## Supplied data
================================
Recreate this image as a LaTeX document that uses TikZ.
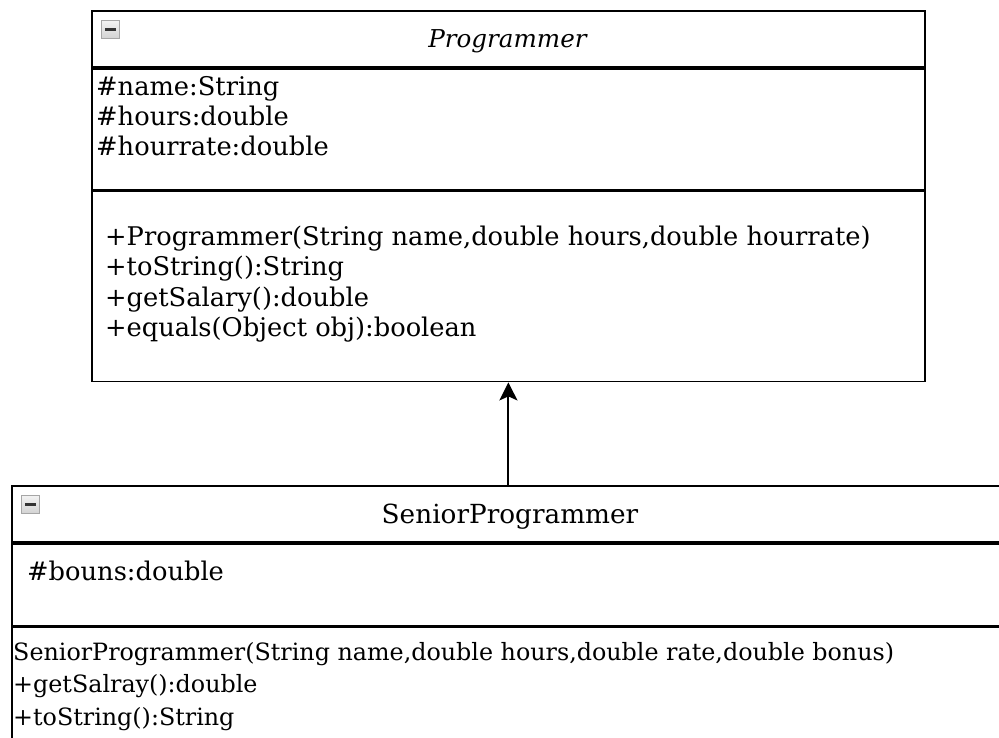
\documentclass[tikz,border=0pt]{standalone}
\usepackage{fontspec}
\setmainfont{DejaVu Serif}
\usetikzlibrary{arrows.meta}

\tikzset{
  part/.style={draw, line width=1.8pt, anchor=north west, inner sep=0pt},
  member/.style={anchor=base west, inner sep=0pt, font=\fontsize{25.7}{30}\selectfont},
  smallmember/.style={member, font=\fontsize{23.8}{28}\selectfont},
  classname/.style={anchor=base, inner sep=0pt, font=\fontsize{26.3}{30}\selectfont},
  foldicon/.style={draw=gray!70, line width=1pt, top color=gray!10, bottom color=gray!35,
    minimum size=18pt, inner sep=0pt, anchor=north west}
}

\begin{document}
\begin{tikzpicture}[x=1pt,y=-1pt]
        \useasboundingbox (0,0) rectangle (999,738);
        \clip (0,0) rectangle (999,738);

        % Programmer
        \node[part, minimum width=833pt, minimum height=56pt] (ptitle) at (91,10) {};
        \node[part, minimum width=833pt, minimum height=121pt] (pattr) at (ptitle.south west) {};
        \node[part, minimum width=833pt, minimum height=190pt] (pmeth) at (pattr.south west) {};
        \node[foldicon] (picon) at (101,20) {};
        \draw[line width=3pt, gray!40!black] ([xshift=4pt]picon.west) -- ([xshift=-4pt]picon.east);
        \node[classname, font=\fontsize{24.6}{28}\selectfont\itshape] (pname) at (507.5,48) {Programmer};
        \foreach \t [count=\i] in {\#name:String,\#hours:double,\#hourrate:double}
        \node[member] (pa\i) at (96,65.5+30*\i) {\t};
        \foreach \t [count=\i] in {{+Programmer(String name,double hours,double hourrate)},
                +toString():String,+getSalary():double,+equals(Object obj):boolean}
        \node[member] (pm\i) at (105,216+30*\i) {\t};

        % SeniorProgrammer
        \node[part, minimum width=998pt, minimum height=56pt] (sptitle) at (11,485) {};
        \node[part, minimum width=998pt, minimum height=82pt] (spattr) at (sptitle.south west) {};
        \node[part, minimum width=998pt, minimum height=160pt] (spmeth) at (spattr.south west) {};
        \node[foldicon] (spicon) at (21,495) {};
        \draw[line width=3pt, gray!40!black] ([xshift=4pt]spicon.west) -- ([xshift=-4pt]spicon.east);
        \node[classname] (spname) at (510,523) {SeniorProgrammer};
        \node[member] (spa1) at (27,580) {\#bouns:double};
        \foreach \t [count=\i] in {{SeniorProgrammer(String name,double hours,double rate,double bonus)},
                +getSalray():double,+toString():String}
        \node[smallmember] (spm\i) at (13,627.5+32.5*\i) {\t};

        \draw[line width=2pt, -{Stealth[length=18pt,width=18pt,inset=4pt]}]
                (sptitle.north -| pmeth.south) -- (pmeth.south);
\end{tikzpicture}
\end{document}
================================
## Directions
Drop the images and repeat the data exactly.

## Full answer
Recreate this image as a LaTeX document that uses TikZ.
\documentclass[tikz,border=0pt]{standalone}
\usepackage{fontspec}
\setmainfont{DejaVu Serif}
\usetikzlibrary{arrows.meta}

\tikzset{
  part/.style={draw, line width=1.8pt, anchor=north west, inner sep=0pt},
  member/.style={anchor=base west, inner sep=0pt, font=\fontsize{25.7}{30}\selectfont},
  smallmember/.style={member, font=\fontsize{23.8}{28}\selectfont},
  classname/.style={anchor=base, inner sep=0pt, font=\fontsize{26.3}{30}\selectfont},
  foldicon/.style={draw=gray!70, line width=1pt, top color=gray!10, bottom color=gray!35,
    minimum size=18pt, inner sep=0pt, anchor=north west}
}

\begin{document}
\begin{tikzpicture}[x=1pt,y=-1pt]
        \useasboundingbox (0,0) rectangle (999,738);
        \clip (0,0) rectangle (999,738);

        % Programmer
        \node[part, minimum width=833pt, minimum height=56pt] (ptitle) at (91,10) {};
        \node[part, minimum width=833pt, minimum height=121pt] (pattr) at (ptitle.south west) {};
        \node[part, minimum width=833pt, minimum height=190pt] (pmeth) at (pattr.south west) {};
        \node[foldicon] (picon) at (101,20) {};
        \draw[line width=3pt, gray!40!black] ([xshift=4pt]picon.west) -- ([xshift=-4pt]picon.east);
        \node[classname, font=\fontsize{24.6}{28}\selectfont\itshape] (pname) at (507.5,48) {Programmer};
        \foreach \t [count=\i] in {\#name:String,\#hours:double,\#hourrate:double}
        \node[member] (pa\i) at (96,65.5+30*\i) {\t};
        \foreach \t [count=\i] in {{+Programmer(String name,double hours,double hourrate)},
                +toString():String,+getSalary():double,+equals(Object obj):boolean}
        \node[member] (pm\i) at (105,216+30*\i) {\t};

        % SeniorProgrammer
        \node[part, minimum width=998pt, minimum height=56pt] (sptitle) at (11,485) {};
        \node[part, minimum width=998pt, minimum height=82pt] (spattr) at (sptitle.south west) {};
        \node[part, minimum width=998pt, minimum height=160pt] (spmeth) at (spattr.south west) {};
        \node[foldicon] (spicon) at (21,495) {};
        \draw[line width=3pt, gray!40!black] ([xshift=4pt]spicon.west) -- ([xshift=-4pt]spicon.east);
        \node[classname] (spname) at (510,523) {SeniorProgrammer};
        \node[member] (spa1) at (27,580) {\#bouns:double};
        \foreach \t [count=\i] in {{SeniorProgrammer(String name,double hours,double rate,double bonus)},
                +getSalray():double,+toString():String}
        \node[smallmember] (spm\i) at (13,627.5+32.5*\i) {\t};

        \draw[line width=2pt, -{Stealth[length=18pt,width=18pt,inset=4pt]}]
                (sptitle.north -| pmeth.south) -- (pmeth.south);
\end{tikzpicture}
\end{document}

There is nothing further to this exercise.